--- Begin Data block ---
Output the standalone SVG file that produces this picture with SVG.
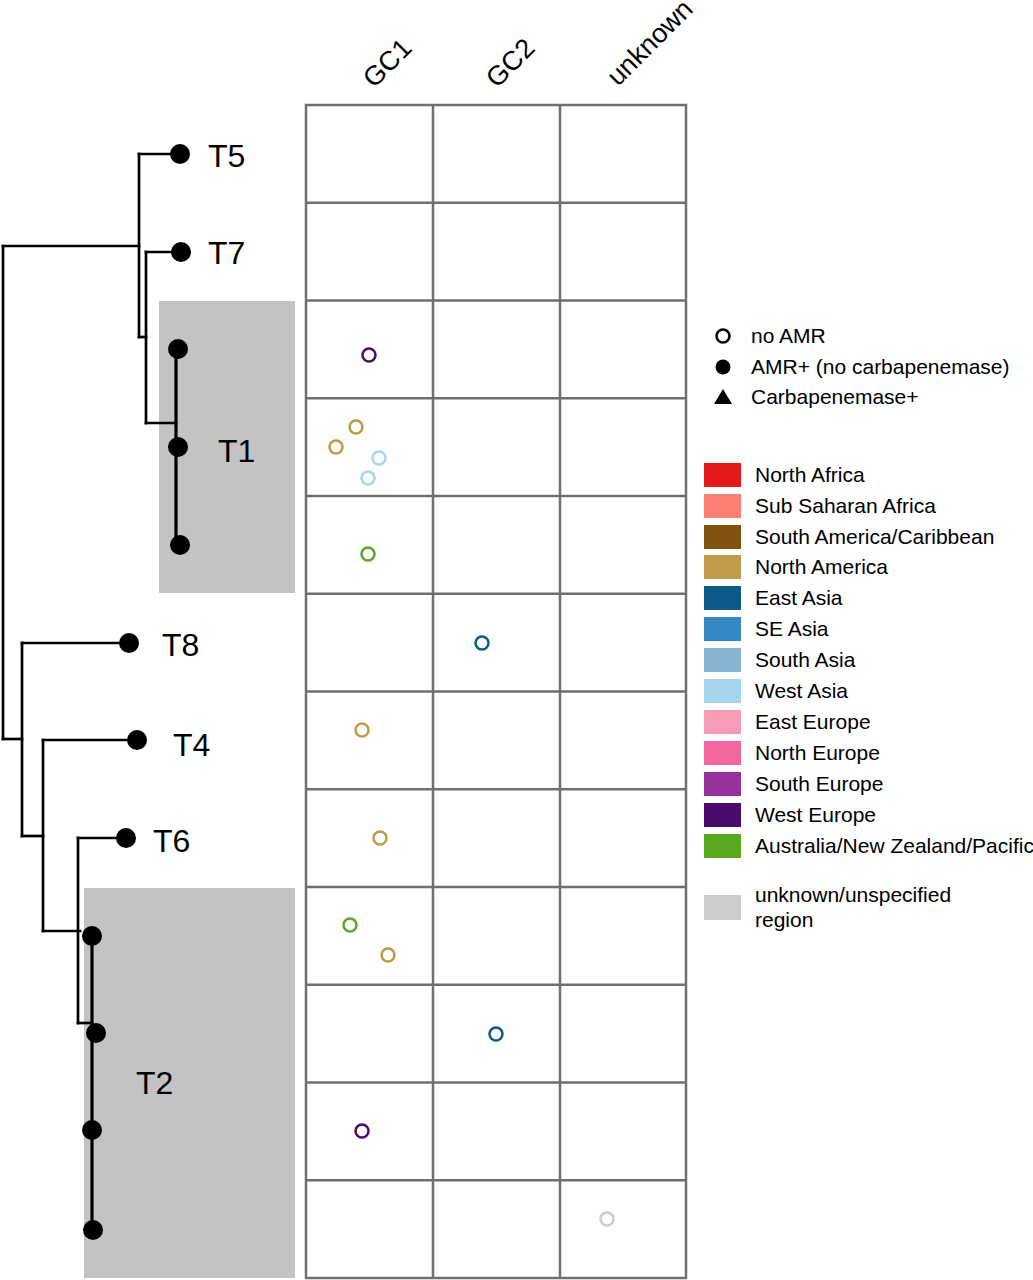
<svg xmlns="http://www.w3.org/2000/svg" width="1033" height="1280" viewBox="0 0 1033 1280">
<style>
.br{fill:none;stroke:#000;stroke-width:2.7;stroke-linecap:square}
.tip{fill:#000}
.lab{font-family:"Liberation Sans",Arial,sans-serif;font-size:32px;fill:#000}
.hdr{font-family:"Liberation Sans",Arial,sans-serif;font-size:27px;fill:#000}
.leg{font-family:"Liberation Sans",Arial,sans-serif;font-size:21px;fill:#000}
.grid{fill:none;stroke:#707070;stroke-width:2.5}
.pt{fill:none;stroke-width:2.5}
.clade{fill:#C3C3C3}
</style>
<rect width="1033" height="1280" fill="#fff"/>
<g id="clade-shading">
<rect class="clade" x="159" y="301" width="136" height="292"/>
<rect class="clade" x="84" y="888" width="211" height="390"/>
</g>
<g id="connectors">
<path class="br" d="M3,246 V739"/>
<path class="br" d="M3,246 H139"/>
<path class="br" d="M139,154 V337"/>
<path class="br" d="M139,154 H180"/>
<path class="br" d="M139,337 H146"/>
<path class="br" d="M146,252 V423"/>
<path class="br" d="M146,252 H181"/>
<path class="br" d="M146,423 H176"/>
<path class="br" d="M176,349 V545" style="stroke-width:3.2"/>
<path class="br" d="M3,739 H22"/>
<path class="br" d="M22,643 V836"/>
<path class="br" d="M22,643 H129"/>
<path class="br" d="M22,836 H43"/>
<path class="br" d="M43,740 V931"/>
<path class="br" d="M43,740 H137"/>
<path class="br" d="M43,931 H80"/>
<path class="br" d="M78,838 V1023"/>
<path class="br" d="M78,838 H126"/>
<path class="br" d="M78,1023 H92"/>
<path class="br" d="M92,936 V1230" style="stroke-width:3.2"/>
</g>
<g id="node-T5"><circle class="tip" cx="180" cy="154" r="10"/><text class="lab" x="208" y="167">T5</text></g>
<g id="node-T7"><circle class="tip" cx="181" cy="252" r="10"/><text class="lab" x="208" y="264">T7</text></g>
<g id="node-T1">
<circle class="tip" cx="178" cy="349" r="10"/>
<circle class="tip" cx="178" cy="447" r="10"/>
<circle class="tip" cx="180" cy="545" r="10"/>
<text class="lab" x="218" y="462">T1</text>
</g>
<g id="node-T8"><circle class="tip" cx="129" cy="643" r="10"/><text class="lab" x="162" y="656">T8</text></g>
<g id="node-T4"><circle class="tip" cx="137" cy="740" r="10"/><text class="lab" x="173" y="756">T4</text></g>
<g id="node-T6"><circle class="tip" cx="126" cy="838" r="10"/><text class="lab" x="153" y="852">T6</text></g>
<g id="node-T2">
<circle class="tip" cx="92" cy="936" r="10"/>
<circle class="tip" cx="96" cy="1033" r="10"/>
<circle class="tip" cx="92" cy="1130" r="10"/>
<circle class="tip" cx="93" cy="1230" r="10"/>
<text class="lab" x="136" y="1094">T2</text>
</g>
<g id="headers">
<text class="hdr" transform="translate(374,89) rotate(-45)">GC1</text>
<text class="hdr" transform="translate(497,89) rotate(-45)">GC2</text>
<text class="hdr" transform="translate(618,87) rotate(-45)">unknown</text>
</g>
<g id="grid">
<rect class="grid" x="306" y="105" width="380" height="1173"/>
<path class="grid" d="M433,105 V1278 M560,105 V1278 M306,202.75 H686 M306,300.5 H686 M306,398.25 H686 M306,496 H686 M306,593.75 H686 M306,691.5 H686 M306,789.25 H686 M306,887 H686 M306,984.75 H686 M306,1082.5 H686 M306,1180.25 H686"/>
</g>
<g id="points">
<circle class="pt" cx="369" cy="355" r="6.5" stroke="#4A0A6E"/>
<circle class="pt" cx="356" cy="427" r="6.5" stroke="#BF9B4A"/>
<circle class="pt" cx="336" cy="447" r="6.5" stroke="#BF9B4A"/>
<circle class="pt" cx="379" cy="458" r="6.5" stroke="#A6D5EE"/>
<circle class="pt" cx="368" cy="478" r="6.5" stroke="#A6D5EE"/>
<circle class="pt" cx="368" cy="554" r="6.5" stroke="#5AA820"/>
<circle class="pt" cx="482" cy="643" r="6.5" stroke="#0C5A8C"/>
<circle class="pt" cx="362" cy="730" r="6.5" stroke="#BF9B4A"/>
<circle class="pt" cx="380" cy="838" r="6.5" stroke="#BF9B4A"/>
<circle class="pt" cx="350" cy="925" r="6.5" stroke="#5AA820"/>
<circle class="pt" cx="388" cy="955" r="6.5" stroke="#BF9B4A"/>
<circle class="pt" cx="496" cy="1034" r="6.5" stroke="#0C5A8C"/>
<circle class="pt" cx="362" cy="1131" r="6.5" stroke="#4A0A6E"/>
<circle class="pt" cx="607" cy="1219" r="6.5" stroke="#CCCCCC"/>
</g>
<g id="legend-amr">
<circle cx="723" cy="336" r="6.5" fill="none" stroke="#000" stroke-width="2.5"/>
<text class="leg" x="751" y="343">no AMR</text>
<circle cx="723" cy="367" r="7.5" fill="#000"/>
<text class="leg" x="751" y="374">AMR+ (no carbapenemase)</text>
<polygon points="723,389 732,404 714,404" fill="#000"/>
<text class="leg" x="751" y="404">Carbapenemase+</text>
</g>
<g id="legend-region">
<rect x="704" y="463" width="37" height="24" fill="#E31A1C"/><text class="leg" x="755" y="482">North Africa</text>
<rect x="704" y="494" width="37" height="24" fill="#FB8072"/><text class="leg" x="755" y="513">Sub Saharan Africa</text>
<rect x="704" y="525" width="37" height="24" fill="#7F5410"/><text class="leg" x="755" y="544">South America/Caribbean</text>
<rect x="704" y="555" width="37" height="24" fill="#BF9B4A"/><text class="leg" x="755" y="574">North America</text>
<rect x="704" y="586" width="37" height="24" fill="#0C5A8C"/><text class="leg" x="755" y="605">East Asia</text>
<rect x="704" y="617" width="37" height="24" fill="#3689C0"/><text class="leg" x="755" y="636">SE Asia</text>
<rect x="704" y="648" width="37" height="24" fill="#86B3D3"/><text class="leg" x="755" y="667">South Asia</text>
<rect x="704" y="679" width="37" height="24" fill="#A6D5EE"/><text class="leg" x="755" y="698">West Asia</text>
<rect x="704" y="710" width="37" height="24" fill="#F59BB5"/><text class="leg" x="755" y="729">East Europe</text>
<rect x="704" y="741" width="37" height="24" fill="#F367A0"/><text class="leg" x="755" y="760">North Europe</text>
<rect x="704" y="772" width="37" height="24" fill="#98319E"/><text class="leg" x="755" y="791">South Europe</text>
<rect x="704" y="803" width="37" height="24" fill="#4A0A6E"/><text class="leg" x="755" y="822">West Europe</text>
<rect x="704" y="834" width="37" height="24" fill="#5AA820"/><text class="leg" x="755" y="853">Australia/New Zealand/Pacific</text>
<rect x="704" y="895" width="37" height="25" fill="#CCCCCC"/>
<text class="leg" x="755" y="902">unknown/unspecified</text>
<text class="leg" x="755" y="927">region</text>
</g>
</svg>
--- End Data block ---
> _Given instruction_: Copy all the data exactly as written, but skip any picture.

> _Exercise response_:
Output the standalone SVG file that produces this picture with SVG.
<svg xmlns="http://www.w3.org/2000/svg" width="1033" height="1280" viewBox="0 0 1033 1280">
<style>
.br{fill:none;stroke:#000;stroke-width:2.7;stroke-linecap:square}
.tip{fill:#000}
.lab{font-family:"Liberation Sans",Arial,sans-serif;font-size:32px;fill:#000}
.hdr{font-family:"Liberation Sans",Arial,sans-serif;font-size:27px;fill:#000}
.leg{font-family:"Liberation Sans",Arial,sans-serif;font-size:21px;fill:#000}
.grid{fill:none;stroke:#707070;stroke-width:2.5}
.pt{fill:none;stroke-width:2.5}
.clade{fill:#C3C3C3}
</style>
<rect width="1033" height="1280" fill="#fff"/>
<g id="clade-shading">
<rect class="clade" x="159" y="301" width="136" height="292"/>
<rect class="clade" x="84" y="888" width="211" height="390"/>
</g>
<g id="connectors">
<path class="br" d="M3,246 V739"/>
<path class="br" d="M3,246 H139"/>
<path class="br" d="M139,154 V337"/>
<path class="br" d="M139,154 H180"/>
<path class="br" d="M139,337 H146"/>
<path class="br" d="M146,252 V423"/>
<path class="br" d="M146,252 H181"/>
<path class="br" d="M146,423 H176"/>
<path class="br" d="M176,349 V545" style="stroke-width:3.2"/>
<path class="br" d="M3,739 H22"/>
<path class="br" d="M22,643 V836"/>
<path class="br" d="M22,643 H129"/>
<path class="br" d="M22,836 H43"/>
<path class="br" d="M43,740 V931"/>
<path class="br" d="M43,740 H137"/>
<path class="br" d="M43,931 H80"/>
<path class="br" d="M78,838 V1023"/>
<path class="br" d="M78,838 H126"/>
<path class="br" d="M78,1023 H92"/>
<path class="br" d="M92,936 V1230" style="stroke-width:3.2"/>
</g>
<g id="node-T5"><circle class="tip" cx="180" cy="154" r="10"/><text class="lab" x="208" y="167">T5</text></g>
<g id="node-T7"><circle class="tip" cx="181" cy="252" r="10"/><text class="lab" x="208" y="264">T7</text></g>
<g id="node-T1">
<circle class="tip" cx="178" cy="349" r="10"/>
<circle class="tip" cx="178" cy="447" r="10"/>
<circle class="tip" cx="180" cy="545" r="10"/>
<text class="lab" x="218" y="462">T1</text>
</g>
<g id="node-T8"><circle class="tip" cx="129" cy="643" r="10"/><text class="lab" x="162" y="656">T8</text></g>
<g id="node-T4"><circle class="tip" cx="137" cy="740" r="10"/><text class="lab" x="173" y="756">T4</text></g>
<g id="node-T6"><circle class="tip" cx="126" cy="838" r="10"/><text class="lab" x="153" y="852">T6</text></g>
<g id="node-T2">
<circle class="tip" cx="92" cy="936" r="10"/>
<circle class="tip" cx="96" cy="1033" r="10"/>
<circle class="tip" cx="92" cy="1130" r="10"/>
<circle class="tip" cx="93" cy="1230" r="10"/>
<text class="lab" x="136" y="1094">T2</text>
</g>
<g id="headers">
<text class="hdr" transform="translate(374,89) rotate(-45)">GC1</text>
<text class="hdr" transform="translate(497,89) rotate(-45)">GC2</text>
<text class="hdr" transform="translate(618,87) rotate(-45)">unknown</text>
</g>
<g id="grid">
<rect class="grid" x="306" y="105" width="380" height="1173"/>
<path class="grid" d="M433,105 V1278 M560,105 V1278 M306,202.75 H686 M306,300.5 H686 M306,398.25 H686 M306,496 H686 M306,593.75 H686 M306,691.5 H686 M306,789.25 H686 M306,887 H686 M306,984.75 H686 M306,1082.5 H686 M306,1180.25 H686"/>
</g>
<g id="points">
<circle class="pt" cx="369" cy="355" r="6.5" stroke="#4A0A6E"/>
<circle class="pt" cx="356" cy="427" r="6.5" stroke="#BF9B4A"/>
<circle class="pt" cx="336" cy="447" r="6.5" stroke="#BF9B4A"/>
<circle class="pt" cx="379" cy="458" r="6.5" stroke="#A6D5EE"/>
<circle class="pt" cx="368" cy="478" r="6.5" stroke="#A6D5EE"/>
<circle class="pt" cx="368" cy="554" r="6.5" stroke="#5AA820"/>
<circle class="pt" cx="482" cy="643" r="6.5" stroke="#0C5A8C"/>
<circle class="pt" cx="362" cy="730" r="6.5" stroke="#BF9B4A"/>
<circle class="pt" cx="380" cy="838" r="6.5" stroke="#BF9B4A"/>
<circle class="pt" cx="350" cy="925" r="6.5" stroke="#5AA820"/>
<circle class="pt" cx="388" cy="955" r="6.5" stroke="#BF9B4A"/>
<circle class="pt" cx="496" cy="1034" r="6.5" stroke="#0C5A8C"/>
<circle class="pt" cx="362" cy="1131" r="6.5" stroke="#4A0A6E"/>
<circle class="pt" cx="607" cy="1219" r="6.5" stroke="#CCCCCC"/>
</g>
<g id="legend-amr">
<circle cx="723" cy="336" r="6.5" fill="none" stroke="#000" stroke-width="2.5"/>
<text class="leg" x="751" y="343">no AMR</text>
<circle cx="723" cy="367" r="7.5" fill="#000"/>
<text class="leg" x="751" y="374">AMR+ (no carbapenemase)</text>
<polygon points="723,389 732,404 714,404" fill="#000"/>
<text class="leg" x="751" y="404">Carbapenemase+</text>
</g>
<g id="legend-region">
<rect x="704" y="463" width="37" height="24" fill="#E31A1C"/><text class="leg" x="755" y="482">North Africa</text>
<rect x="704" y="494" width="37" height="24" fill="#FB8072"/><text class="leg" x="755" y="513">Sub Saharan Africa</text>
<rect x="704" y="525" width="37" height="24" fill="#7F5410"/><text class="leg" x="755" y="544">South America/Caribbean</text>
<rect x="704" y="555" width="37" height="24" fill="#BF9B4A"/><text class="leg" x="755" y="574">North America</text>
<rect x="704" y="586" width="37" height="24" fill="#0C5A8C"/><text class="leg" x="755" y="605">East Asia</text>
<rect x="704" y="617" width="37" height="24" fill="#3689C0"/><text class="leg" x="755" y="636">SE Asia</text>
<rect x="704" y="648" width="37" height="24" fill="#86B3D3"/><text class="leg" x="755" y="667">South Asia</text>
<rect x="704" y="679" width="37" height="24" fill="#A6D5EE"/><text class="leg" x="755" y="698">West Asia</text>
<rect x="704" y="710" width="37" height="24" fill="#F59BB5"/><text class="leg" x="755" y="729">East Europe</text>
<rect x="704" y="741" width="37" height="24" fill="#F367A0"/><text class="leg" x="755" y="760">North Europe</text>
<rect x="704" y="772" width="37" height="24" fill="#98319E"/><text class="leg" x="755" y="791">South Europe</text>
<rect x="704" y="803" width="37" height="24" fill="#4A0A6E"/><text class="leg" x="755" y="822">West Europe</text>
<rect x="704" y="834" width="37" height="24" fill="#5AA820"/><text class="leg" x="755" y="853">Australia/New Zealand/Pacific</text>
<rect x="704" y="895" width="37" height="25" fill="#CCCCCC"/>
<text class="leg" x="755" y="902">unknown/unspecified</text>
<text class="leg" x="755" y="927">region</text>
</g>
</svg>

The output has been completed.